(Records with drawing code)
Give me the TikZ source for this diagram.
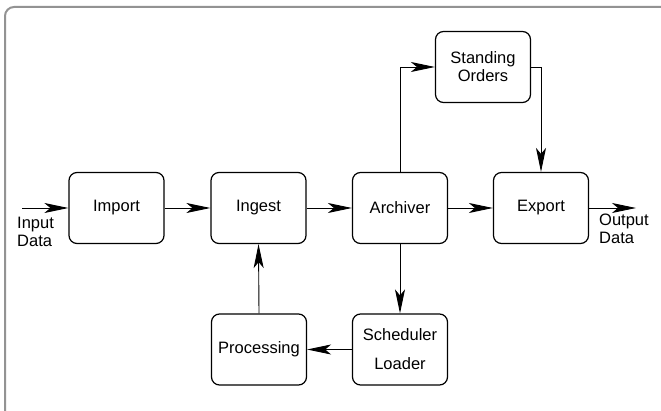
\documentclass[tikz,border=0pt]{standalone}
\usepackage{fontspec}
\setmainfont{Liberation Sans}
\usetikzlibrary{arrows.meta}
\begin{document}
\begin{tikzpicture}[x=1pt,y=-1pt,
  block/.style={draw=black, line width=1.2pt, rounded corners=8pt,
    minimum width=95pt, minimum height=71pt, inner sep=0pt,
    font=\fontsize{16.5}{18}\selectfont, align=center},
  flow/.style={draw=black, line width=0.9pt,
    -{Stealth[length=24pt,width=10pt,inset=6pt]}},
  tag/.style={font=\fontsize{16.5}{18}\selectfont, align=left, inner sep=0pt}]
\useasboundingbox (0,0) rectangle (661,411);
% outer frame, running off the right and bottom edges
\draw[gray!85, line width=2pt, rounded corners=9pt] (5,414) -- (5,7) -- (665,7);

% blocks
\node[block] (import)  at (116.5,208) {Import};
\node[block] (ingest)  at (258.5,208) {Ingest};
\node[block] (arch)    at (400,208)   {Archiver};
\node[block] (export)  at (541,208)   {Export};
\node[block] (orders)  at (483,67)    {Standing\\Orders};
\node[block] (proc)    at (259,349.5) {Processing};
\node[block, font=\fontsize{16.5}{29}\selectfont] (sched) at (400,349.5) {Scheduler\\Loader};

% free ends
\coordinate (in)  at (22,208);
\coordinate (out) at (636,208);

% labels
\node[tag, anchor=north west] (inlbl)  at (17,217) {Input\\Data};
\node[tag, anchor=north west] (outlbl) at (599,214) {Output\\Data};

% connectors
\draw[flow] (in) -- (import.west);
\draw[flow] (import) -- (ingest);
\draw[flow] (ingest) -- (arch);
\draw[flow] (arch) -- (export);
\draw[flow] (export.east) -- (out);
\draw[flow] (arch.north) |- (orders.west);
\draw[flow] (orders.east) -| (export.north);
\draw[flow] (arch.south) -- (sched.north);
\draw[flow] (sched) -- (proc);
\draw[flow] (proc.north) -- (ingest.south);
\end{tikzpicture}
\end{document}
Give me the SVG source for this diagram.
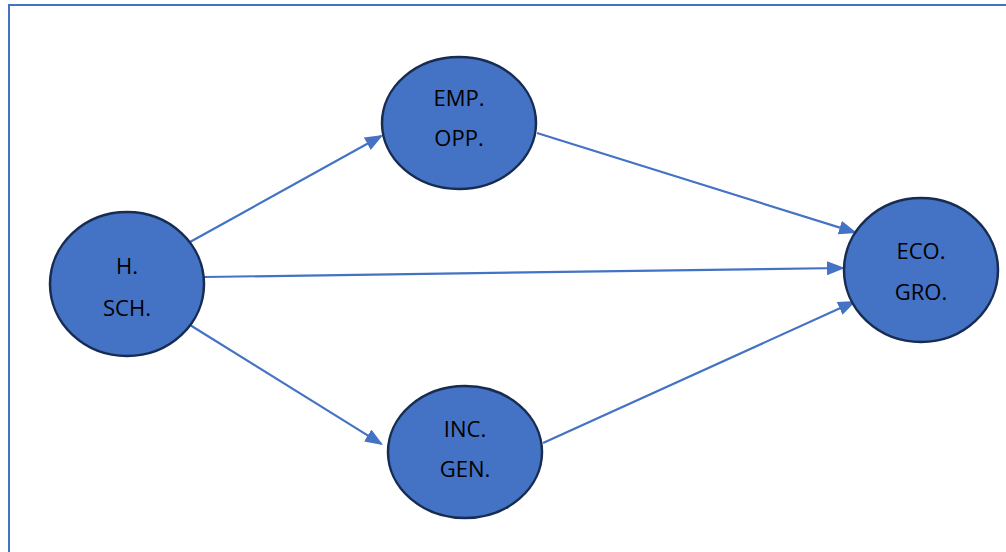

Required work — Locate all lines in the listing above with the word "diagram". Copy them.

Written answer —
Give me the TikZ source for this diagram.
Give me the SVG source for this diagram.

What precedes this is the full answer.